Borrowing by U.S. small businesses is at its highest since July of 2008, two months before the collapse of Lehman Brothers, says the Thomson Reuters/PayNet Small Business Lending Index, which measures the volume of small business financing. (PayNet provides risk management tools to the commercial lending industry, and the loans it tracks typically are used to buy or update plants and equipment.)

The index was up 26 percent in May compared to the year before.

"If small businesses are taking these kinds of chances, taking risks, making long terms investments, they are seeing some long-term opportunities on the horizon," PayNet founder Bill Phelan told Reuters. "That's got to be a big positive sign for the economy."

Historically, changes in the index are about two to five months ahead of the overall economy. But the positive report comes on the heels of research from Pepperdine University in Los Angeles claiming small business owners are excited about the future, but can't get the loans they need to grow. 

Dr. Jon Paglia, a Pepperdine finance professor, surveyed 1,221 small business owners. Half tried to find a loan to help their companies grow in the last six months, but banks are denying 60 percent of loans. Also in the report, 72 percent of bankers said they expect to close fewer financing deals in the next six months than they have in the recent past.

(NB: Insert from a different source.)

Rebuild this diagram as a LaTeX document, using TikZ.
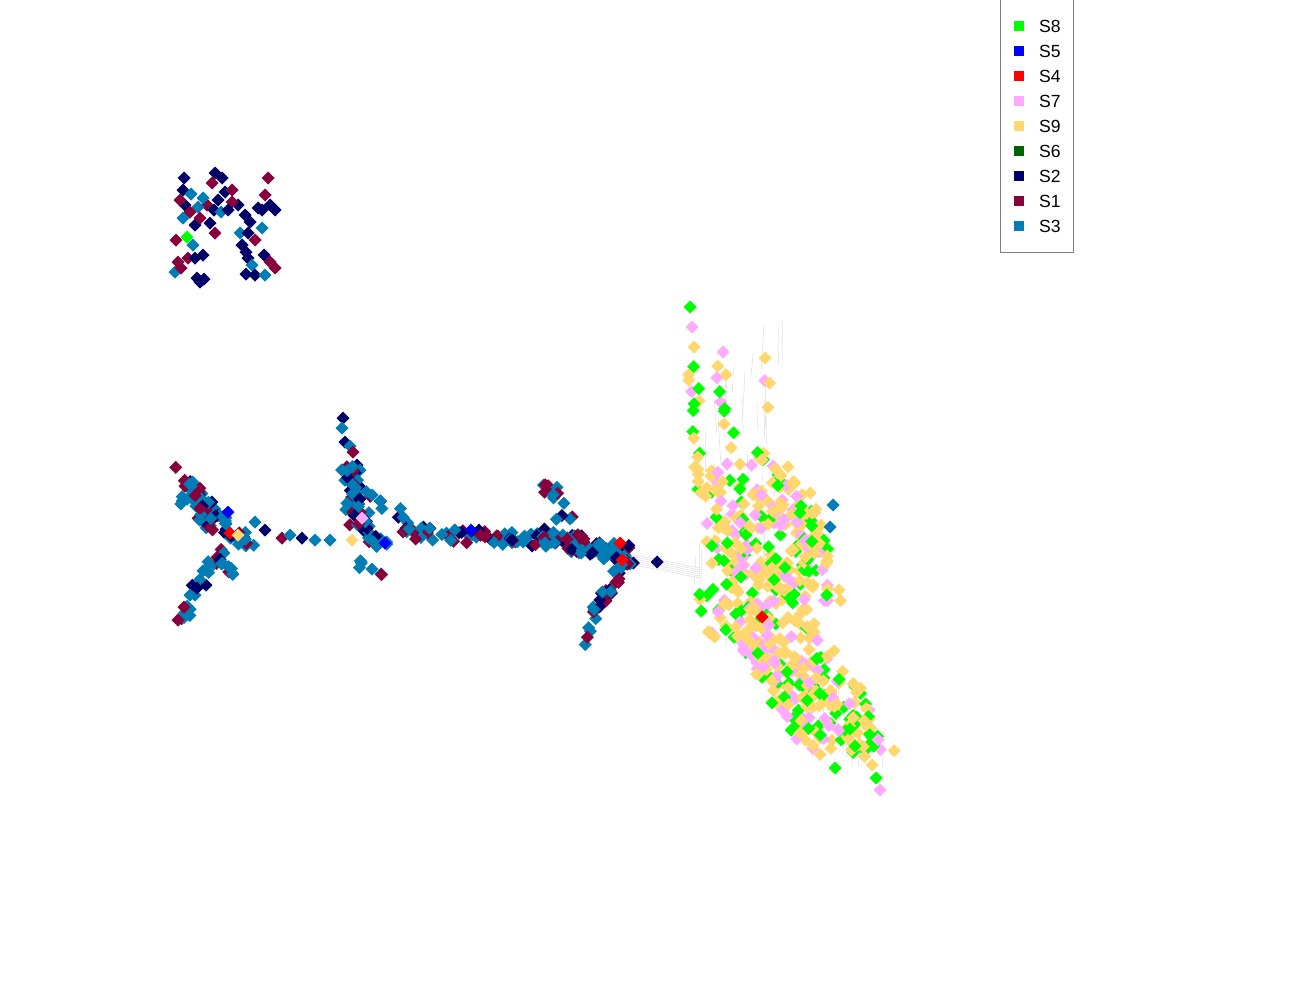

The biggest reasons? Bankers worry that companies won't be able to find access to capital (which is ironic, given that their banks are primarily responsible for lending out that capital). Banks also worry that continued economic uncertainty will make it difficult for companies to meet their growth expectations. And increasingly, government regularion will become a major issue for small business. More pressure from regulators is the No. 1 emerging issue for small, private companies, according to the survey.

Which report do you believe? Have you tried getting a loan lately?